Um país não é apenas o crescimento do seu pib, e não queiramos ter os problemas
que outros países mais ricos têm...
Nuno Silva EXPERIENTE: Até África cresceu mais do que os países do sul da Europa
incluindo a França, desde o nascimento do euro (e já nem falo do alargamento
apressado e da globalização, senão vomito). Vir falar que todos estes países
são "lamechas pedintes", é não entender realmente o que se passa, em
conversa de tasca do Chega/IL/CDS...
Jonas Almeida MODERADOR: Concordo completamente. JMT descreve eximiamente o
lamechas que ele também é. Fomos avisados, de Thatcher a Stiglitz e passando
por João Ferreira do Amaral que o euro era uma "divergence machine".

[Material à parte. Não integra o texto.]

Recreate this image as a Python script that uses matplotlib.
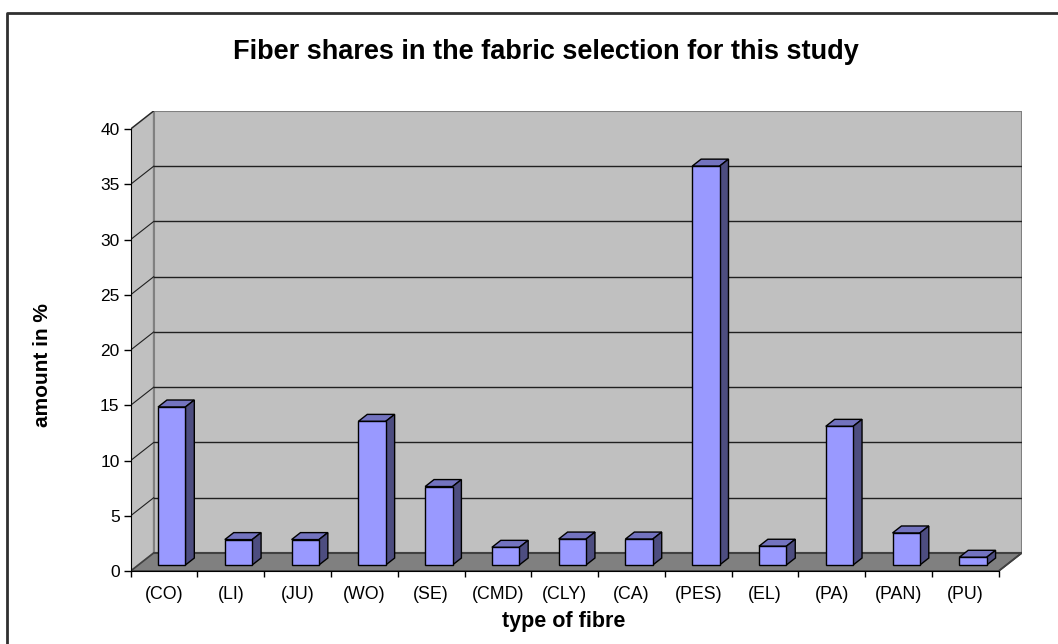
import matplotlib.pyplot as plt
import numpy as np
from matplotlib.patches import Polygon
from matplotlib.lines import Line2D

plt.rcParams['font.family'] = ['Liberation Sans', 'DejaVu Sans']

fibres = ['(CO)', '(LI)', '(JU)', '(WO)', '(SE)', '(CMD)', '(CLY)',
          '(CA)', '(PES)', '(EL)', '(PA)', '(PAN)', '(PU)']
shares = [14.3, 2.3, 2.3, 13.0, 7.1, 1.6, 2.35, 2.35, 36.1, 1.7, 12.55, 2.9, 0.7]
yticks = [0, 5, 10, 15, 20, 25, 30, 35, 40]

W, H = 1058, 644
n = len(fibres)
ymax = 40

# oblique depth offset of the 3d box, in data units
ddx = 0.344
ddy = 1.63
# bars sit between these fractions of the depth
d0, d1 = 0.333, 0.72
bw = 0.41

wall = '#C0C0C0'
floor = '#808080'
front_c = '#9999FF'
top_c = '#7373BF'
side_c = '#4D4D80'

fig = plt.figure(figsize=(W / 100, H / 100), dpi=100)
ax = fig.add_axes([130.7 / W, (H - 571) / H, (1021.7 - 130.7) / W, (571 - 111) / H])
ax.set_xlim(0, n + ddx)
ax.set_ylim(0, ymax + ddy)
for s in ['top', 'right']:
    ax.spines[s].set_visible(False)
ax.patch.set_visible(False)

# walls and floor
ax.add_patch(Polygon([(ddx, ddy), (n + ddx, ddy), (n + ddx, ymax + ddy), (ddx, ymax + ddy)],
                     closed=True, facecolor=wall, edgecolor=floor, lw=1.5, zorder=0))
ax.add_patch(Polygon([(0, 0), (ddx, ddy), (ddx, ymax + ddy), (0, ymax)],
                     closed=True, facecolor=wall, edgecolor=floor, lw=1.2, zorder=0))
ax.add_patch(Polygon([(0, 0), (n, 0), (n + ddx, ddy), (ddx, ddy)],
                     closed=True, facecolor=floor, edgecolor='#404040', lw=1.2, zorder=0.5))

# gridlines on the back wall and the side wall
for v in yticks[1:-1]:
    ax.plot([ddx, n + ddx], [v + ddy, v + ddy], color='#202020', lw=1.0, zorder=0.3)
for v in yticks[1:]:
    ax.plot([0, ddx], [v, v + ddy], color='#202020', lw=0.8, zorder=0.3)
ax.plot([ddx, n + ddx], [ddy, ddy], color='#404040', lw=1.5, zorder=0.6)

# bars: front face, top face and right side face
x = np.arange(n) + 0.5
fx = x + d0 * ddx
base = d0 * ddy
ax.bar(fx, shares, width=bw, bottom=base, color=front_c, edgecolor='black', lw=1.0, zorder=3)
bx = (d1 - d0) * ddx
by = (d1 - d0) * ddy
for xi, v in zip(fx, shares):
    xl, xr, yt = xi - bw / 2, xi + bw / 2, v + base
    ax.add_patch(Polygon([(xl, yt), (xr, yt), (xr + bx, yt + by), (xl + bx, yt + by)],
                         closed=True, facecolor=top_c, edgecolor='black', lw=1.0, zorder=2))
    ax.add_patch(Polygon([(xr, base), (xr + bx, base + by), (xr + bx, yt + by), (xr, yt)],
                         closed=True, facecolor=side_c, edgecolor='black', lw=1.0, zorder=2))

# axes
ax.spines['left'].set_bounds(0, ymax)
ax.spines['bottom'].set_bounds(0, n)
ax.spines['left'].set_zorder(4)
ax.spines['bottom'].set_zorder(4)
ax.plot([n, n + ddx], [0, ddy], color='#404040', lw=1.2, zorder=0.6)
ax.set_yticks(yticks)
ax.tick_params(axis='y', length=5, width=1, pad=3, labelsize=12.5)
ax.set_xticks(x)
ax.set_xticklabels(fibres)
ax.set_xticks(np.arange(n + 1), minor=True)
ax.tick_params(axis='x', which='major', length=0, pad=10.5, labelsize=12.8)
ax.tick_params(axis='x', which='minor', length=4.5, width=1)

fig.text(546 / W, 1 - 52 / H, 'Fiber shares in the fabric selection for this study',
         ha='center', va='center', fontsize=19.5, fontweight='bold')
fig.text(42 / W, 1 - 365 / H, 'amount in %', ha='center', va='center',
         rotation=90, fontsize=15, fontweight='bold')
fig.text(564 / W, 1 - 622 / H, 'type of fibre', ha='center', va='center',
         fontsize=15.5, fontweight='bold')

# chart area frame
fig.add_artist(Line2D([6.5 / W, 6.5 / W, 1.02], [-0.02, 1 - 12.5 / H, 1 - 12.5 / H],
                      transform=fig.transFigure, color='#303030', lw=2))

fig.savefig('out.png', dpi=100)
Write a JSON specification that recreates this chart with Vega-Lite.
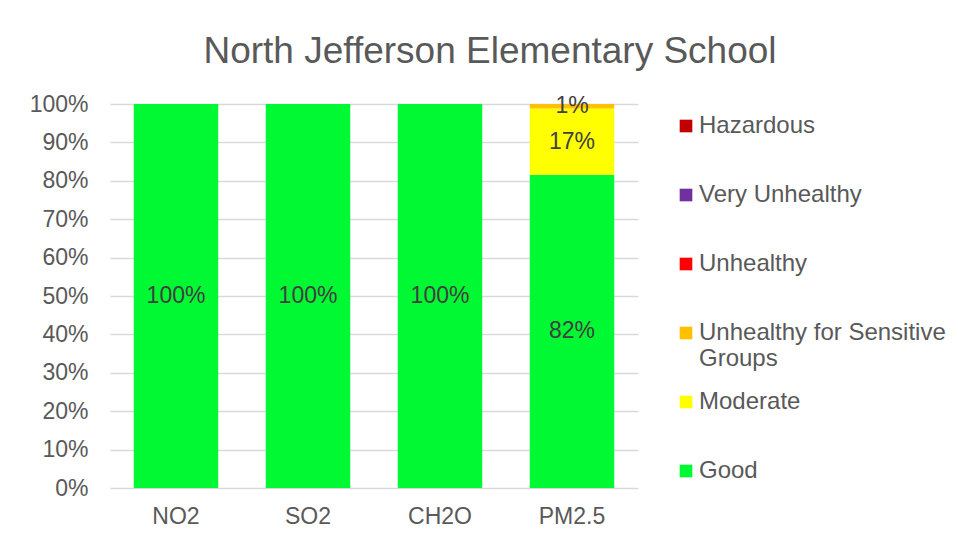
{
  "$schema": "https://vega.github.io/schema/vega-lite/v6.json",
  "width": 528,
  "height": 384,
  "autosize": "none",
  "padding": {"left": 110, "top": 104, "right": 320, "bottom": 52},
  "background": "white",
  "config": {
    "view": {"stroke": null},
    "font": "Liberation Sans"
  },
  "title": {
    "text": "North Jefferson Elementary School",
    "fontSize": 37,
    "fontWeight": "normal",
    "color": "#595959",
    "font": "Liberation Sans",
    "dx": 116,
    "offset": 22
  },
  "data": {
    "values": [
      {"pollutant": "NO2", "category": "Good", "level": 1, "value": 1.0},
      {"pollutant": "SO2", "category": "Good", "level": 1, "value": 1.0},
      {"pollutant": "CH2O", "category": "Good", "level": 1, "value": 1.0},
      {"pollutant": "PM2.5", "category": "Good", "level": 1, "value": 0.816},
      {"pollutant": "PM2.5", "category": "Moderate", "level": 2, "value": 0.172},
      {"pollutant": "PM2.5", "category": "Unhealthy for Sensitive Groups", "level": 3, "value": 0.012}
    ]
  },
  "transform": [
    {"stack": "value", "groupby": ["pollutant"], "sort": [{"field": "level", "order": "ascending"}], "offset": "normalize", "as": ["y0", "y1"]},
    {"calculate": "(datum.y0 + datum.y1) / 2", "as": "ymid"}
  ],
  "encoding": {
    "x": {
      "field": "pollutant",
      "type": "nominal",
      "sort": ["NO2", "SO2", "CH2O", "PM2.5"],
      "scale": {"paddingInner": 0.36, "paddingOuter": 0.18},
      "axis": {
        "title": null,
        "labelAngle": 0,
        "ticks": false,
        "domain": false,
        "labelFontSize": 23,
        "labelColor": "#595959",
        "labelPadding": 17
      }
    }
  },
  "layer": [
    {
      "mark": {"type": "bar"},
      "encoding": {
        "y": {
          "field": "y0",
          "type": "quantitative",
          "scale": {"domain": [0, 1], "nice": false},
          "axis": {
            "title": null,
            "values": [0, 0.1, 0.2, 0.3, 0.4, 0.5, 0.6, 0.7, 0.8, 0.9, 1],
            "tickCount": 11,
            "format": ".0%",
            "domain": false,
            "ticks": false,
            "gridColor": "#d9d9d9",
            "gridWidth": 1.3,
            "labelFontSize": 23,
            "labelColor": "#595959",
            "labelPadding": 22,
            "labelOverlap": false
          }
        },
        "y2": {"field": "y1"},
        "color": {
          "field": "category",
          "type": "nominal",
          "scale": {
            "domain": ["Hazardous", "Very Unhealthy", "Unhealthy", "Unhealthy for Sensitive Groups", "Moderate", "Good"],
            "range": ["#C00000", "#7030A0", "#FF0000", "#FFC000", "#FFFF00", "#00F932"]
          },
          "legend": {
            "title": null,
            "orient": "right",
            "offset": 26,
            "padding": 10,
            "symbolType": "square",
            "symbolSize": 160,
            "symbolStrokeWidth": 0,
            "symbolOpacity": 1,
            "labelFontSize": 24,
            "labelColor": "#595959",
            "labelOffset": 1,
            "labelLimit": 400,
            "gridAlign": "all",
            "rowPadding": 19,
            "labelExpr": "datum.label == 'Unhealthy for Sensitive Groups' ? ['Unhealthy for Sensitive', 'Groups'] : datum.label"
          }
        }
      }
    },
    {
      "mark": {"type": "text", "fontSize": 23, "color": "#404040"},
      "encoding": {
        "y": {
          "field": "ymid",
          "type": "quantitative",
          "axis": {
            "title": null,
            "values": [0, 0.1, 0.2, 0.3, 0.4, 0.5, 0.6, 0.7, 0.8, 0.9, 1],
            "tickCount": 11,
            "format": ".0%",
            "domain": false,
            "ticks": false,
            "gridColor": "#d9d9d9",
            "gridWidth": 1.3,
            "labelFontSize": 23,
            "labelColor": "#595959",
            "labelPadding": 22,
            "labelOverlap": false
          }
        },
        "text": {"field": "value", "type": "quantitative", "format": ".0%"}
      }
    }
  ]
}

Uma receita para a ruína que sucede à perda da autodeterminação económica. Este
é o momento em que organizamos a revolta, defenestramos os Vasconcelos,
assinamos o 50 e viramo-nos para o resto do mundo, a que pertencemos. A UE é
uma pocilga, só mesmo os porcos (PIGS) lá querem ficar. O "mais
Europa" foi sempre "mais da m do costume". Parabéns m-osos,
fizeram-no mais uma vez.
Anjo Caído MODERADOR: É aquela pocilga jeitosa onde nos dão dinheiro e um
enquadramento jurídico de primeiro mundo. Se calhar devíamos sair para crescer
na medida em que aprenderíamos à nossa custa que só com pedinchice não vamos
lá. Talvez tenha razão, Jonas. Talvez Portugal seja tão infantil que lhe faça
mal todo o mimo que lhe dão no colinho da UE.